Мы помолчали. Йорк кусал себе губы, ужасно непрофессионально было бы меня жалеть, еще отвратительней было бы звонить учителю и выяснять отношения. Но сейчас рядом со мной сидел не врач, а друг. Друг, подростковая привязанность которого разбилась о мой страх перед такими отношениями. Я знал, что если поцелую парня, мне будет плохо, мне будет очень больно, это вывернет все мое нутро. Возможно, я не формулировал все это, даже не осознавал, программа просто записалась в подкорку. И вот теперь мне было плохо, мне было очень больно, и меня вывернуло наизнанку от того, что я поцеловал парня. От того, что я снова помнил Гэба.

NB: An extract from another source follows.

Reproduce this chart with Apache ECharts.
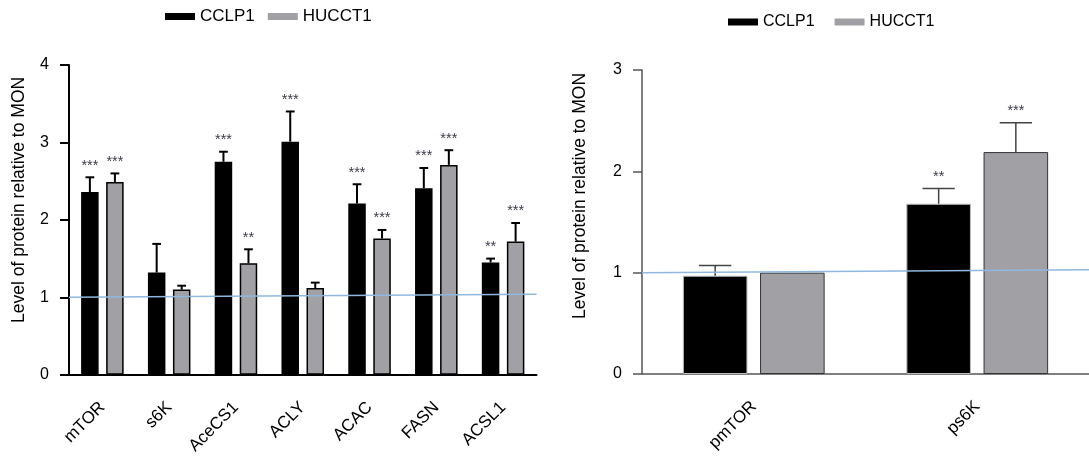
<!DOCTYPE html>
<html><head><meta charset="utf-8">
<script src="https://cdn.jsdelivr.net/npm/echarts@6/dist/echarts.min.js"></script>
<style>html,body{margin:0;padding:0;background:#fff}#c{width:1089px;height:457px}</style>
</head><body><div id="c"></div>
<script>
// ---- data ----
const leftCategories = ['mTOR','s6K','AceCS1','ACLY','ACAC','FASN','ACSL1'];
const leftCCLP1 = [2.36, 1.32, 2.75, 3.01, 2.21, 2.41, 1.45];
const leftCCLP1Err = [0.19, 0.37, 0.13, 0.39, 0.25, 0.26, 0.05];
const leftCCLP1Sig = ['***','','***','***','***','***','**'];
const leftHUCCT1 = [2.49, 1.10, 1.44, 1.12, 1.76, 2.71, 1.72];
const leftHUCCT1Err = [0.11, 0.05, 0.18, 0.07, 0.11, 0.19, 0.24];
const leftHUCCT1Sig = ['***','','**','','***','***','***'];
const leftRefLine = [1.00, 1.04];
const leftYTicks = [0, 4, 1];

const rightCategories = ['pmTOR','ps6K'];
const rightCCLP1 = [0.97, 1.68];
const rightCCLP1Err = [0.10, 0.15];
const rightCCLP1Sig = ['', '**'];
const rightHUCCT1 = [1.00, 2.19];
const rightHUCCT1Err = [0, 0.29];
const rightHUCCT1Sig = ['', '***'];
const rightRefLine = [1.00, 1.03];
const rightYTicks = [0, 3, 1];

const seriesNames = ['CCLP1', 'HUCCT1'];

// ---- style ----
const FONT = 'Liberation Sans, Arial, sans-serif';
const GRAY = '#a1a0a5';

function errSeries(gridIdx, vals, errs, sigs, side, bwPct, gapPct, color, lw) {
  return {
    type: 'custom', xAxisIndex: gridIdx * 2, yAxisIndex: gridIdx, z: 5,
    data: vals.map((v, i) => [i, v, errs[i]]),
    renderItem: function (params, api) {
      const idx = api.value(0), v = api.value(1), e = api.value(2);
      const sig = sigs[idx];
      const band = api.size([1, 0])[0];
      const bw = band * bwPct;
      const off = side * (bw + bw * gapPct) / 2;
      const base = api.coord([idx, v]);
      const top = api.coord([idx, v + e]);
      const x = base[0] + off;
      const children = [];
      if (e > 0) {
        children.push({type: 'line', shape: {x1: x, y1: base[1], x2: x, y2: top[1]}, style: {stroke: color, lineWidth: lw}});
        children.push({type: 'line', shape: {x1: x - bw / 4, y1: top[1], x2: x + bw / 4, y2: top[1]}, style: {stroke: color, lineWidth: lw}});
      }
      if (sig) {
        children.push({type: 'text', style: {text: sig, x: x, y: top[1] - 4, textAlign: 'center', textVerticalAlign: 'bottom', font: '14.5px ' + FONT, fill: '#3a3a4a'}});
      }
      return {type: 'group', children: children};
    }
  };
}

const option = {
  animation: false,
  backgroundColor: '#fff',
  legend: [
    {data: seriesNames, left: 160, top: 3, itemWidth: 30, itemHeight: 7, itemGap: 13, icon: 'rect',
     textStyle: {fontFamily: FONT, fontSize: 17, color: '#000'},
     itemStyle: {borderWidth: 0}},
    {data: seriesNames.slice(), left: 723, top: 9, itemWidth: 30, itemHeight: 7, itemGap: 20, icon: 'rect',
     textStyle: {fontFamily: FONT, fontSize: 16, color: '#000'},
     itemStyle: {borderWidth: 0}}
  ],
  grid: [
    {left: 69, top: 65, width: 467.5, bottom: 457 - 375},
    {left: 642, top: 70, width: 460, bottom: 457 - 374}
  ],
  xAxis: [
    {type: 'category', gridIndex: 0, data: leftCategories,
     axisLine: {lineStyle: {color: '#000', width: 2}},
     axisTick: {alignWithLabel: true, length: 8, lineStyle: {width: 2, color: '#000'}},
     axisLabel: {rotate: 45, margin: 30, fontFamily: FONT, fontSize: 17, color: '#000'}},
    {type: 'value', gridIndex: 0, min: 0, max: 1, show: false},
    {type: 'category', gridIndex: 1, data: rightCategories,
     axisLine: {lineStyle: {color: '#555', width: 1.5}},
     axisTick: {alignWithLabel: true, length: 9, lineStyle: {width: 1.5, color: '#333'}},
     axisLabel: {rotate: 45, margin: 30, fontFamily: FONT, fontSize: 17, color: '#000'}},
    {type: 'value', gridIndex: 1, min: 0, max: 1, show: false}
  ],
  yAxis: [
    {type: 'value', gridIndex: 0, min: leftYTicks[0], max: leftYTicks[1], interval: leftYTicks[2],
     name: 'Level of protein relative to MON', nameLocation: 'middle', nameGap: 41, nameRotate: 90,
     nameTextStyle: {fontFamily: FONT, fontSize: 17.5, color: '#000', padding: [0, 0, 0, 40]},
     axisLine: {show: true, lineStyle: {color: '#000', width: 2}},
     axisTick: {show: true, length: 9, lineStyle: {width: 2, color: '#000'}},
     axisLabel: {margin: 20, fontFamily: FONT, fontSize: 16, color: '#000'},
     splitLine: {show: false}},
    {type: 'value', gridIndex: 1, min: rightYTicks[0], max: rightYTicks[1], interval: rightYTicks[2],
     name: 'Level of protein relative to MON', nameLocation: 'middle', nameGap: 53, nameRotate: 90,
     nameTextStyle: {fontFamily: FONT, fontSize: 17.5, color: '#000', padding: [0, 0, 0, 52]},
     axisLine: {show: true, lineStyle: {color: '#555', width: 1.5}},
     axisTick: {show: true, length: 9, lineStyle: {width: 1.5, color: '#555'}},
     axisLabel: {margin: 20, fontFamily: FONT, fontSize: 16, color: '#000'},
     splitLine: {show: false}}
  ],
  series: [
    {name: seriesNames[0], type: 'bar', xAxisIndex: 0, yAxisIndex: 0, data: leftCCLP1,
     barWidth: '26.2%', barGap: '43%', itemStyle: {color: '#000', borderColor: '#000', borderWidth: 1.5}},
    {name: seriesNames[1], type: 'bar', xAxisIndex: 0, yAxisIndex: 0, data: leftHUCCT1,
     barWidth: '26.2%', barGap: '43%', itemStyle: {color: GRAY, borderColor: '#000', borderWidth: 1.5}},
    errSeries(0, leftCCLP1, leftCCLP1Err, leftCCLP1Sig, -1, 0.262, 0.43, '#000', 2),
    errSeries(0, leftHUCCT1, leftHUCCT1Err, leftHUCCT1Sig, 1, 0.262, 0.43, '#000', 2),
    {type: 'line', xAxisIndex: 1, yAxisIndex: 0, data: [[0, leftRefLine[0]], [1, leftRefLine[1]]],
     symbol: 'none', z: 6, lineStyle: {color: '#8fb8e0', width: 1.5}},

    {name: seriesNames[0], type: 'bar', xAxisIndex: 2, yAxisIndex: 1, data: rightCCLP1,
     barWidth: '28.9%', barGap: '19.5%', itemStyle: {color: '#000', borderColor: '#bbb', borderWidth: 1}},
    {name: seriesNames[1], type: 'bar', xAxisIndex: 2, yAxisIndex: 1, data: rightHUCCT1,
     barWidth: '28.9%', barGap: '19.5%', itemStyle: {color: GRAY, borderColor: '#333', borderWidth: 1}},
    errSeries(1, rightCCLP1, rightCCLP1Err, rightCCLP1Sig, -1, 0.289, 0.195, '#444', 1.5),
    errSeries(1, rightHUCCT1, rightHUCCT1Err, rightHUCCT1Sig, 1, 0.289, 0.195, '#444', 1.5),
    {type: 'line', xAxisIndex: 3, yAxisIndex: 1, data: [[0, rightRefLine[0]], [1, rightRefLine[1]]],
     symbol: 'none', z: 6, lineStyle: {color: '#8fb8e0', width: 1.5}}
  ]
};
const chart = echarts.init(document.getElementById('c'), null, {renderer: 'canvas'});
chart.setOption(option);
</script></body></html>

Видимо, это и есть судьба: через столько лет встретить его, не узнать, но все равно полюбить. Я сказал это вслух, или же мое лицо меня выдало, потому что Йорк сухо и твердо заявил:
– Дурак ты, Джеймс Патерсон, если в этом уверен. Что ему теперь до твоей любви? Его игра еще не сыграна, сиди спокойно и не суй свой нос наружу. А будешь рыпаться, опять запру.
– Нет-нет, я наигрался, Йорк, сижу спокойно, жду развязки. Все, как он повелел. Знаешь, сейчас я бы поспал. Вколи мне что-нибудь, мой мозг снова дымится от всей это каши.
***
Он падает в темноту, не в колодец, не в зазеркалье, не в Космос. Просто в темноту, она обволакивает и глушит звуки, она поглощает и давит на грудь. И он в нее падает.
Потом проявляется свет, робкий свет, приглушенный, серый, словно мазнули пыльной тряпкой по крышке рояля. И осталось пятно на черном лаке. И в этом пятне он видит ребенка.
Мальчик сидит, обняв колени, он узник темноты, он узник себя, он худ и измучен, он близоруко щурится во тьму, и это Гэб.
– Гэб! – зовет он мальчишку, но тот молчит в ответ, и на сером пятне проявляются полосы решетки. – Гэб! Прости меня, помоги мне! Гэб, ну не сердись, пожалуйста!
– Я не сержусь, – печально говорит мальчишка, так тихо, словно боится потревожить темноту. – Чего ты мелешь? Трепло ты, Джимми, что с тебя взять?
– Гэб!!!
Мальчишку вдруг относит вдаль, куда-то вглубь, и проявляется клетка, и еще одна, и еще, сложная конструкция, как и все планы, клетка в клетке, и в клетке, все это висит, вращается, и нет возможности подступиться, Гэба уносит все дальше и, наконец, закрывает чем-то очень похожим на крылья. Он поднимает голову и видит в темноте два гневных, пронзительно серых пятна с темными омутами в центре, и эти пятна, эти омуты – они его не прощают!
***
Проснувшись или очнувшись, что, в общем, разницы не имело, я долго лежал и пялился в потолок. Вокруг была темнота, на потолке серел прямоугольник окна, забранного решеткой.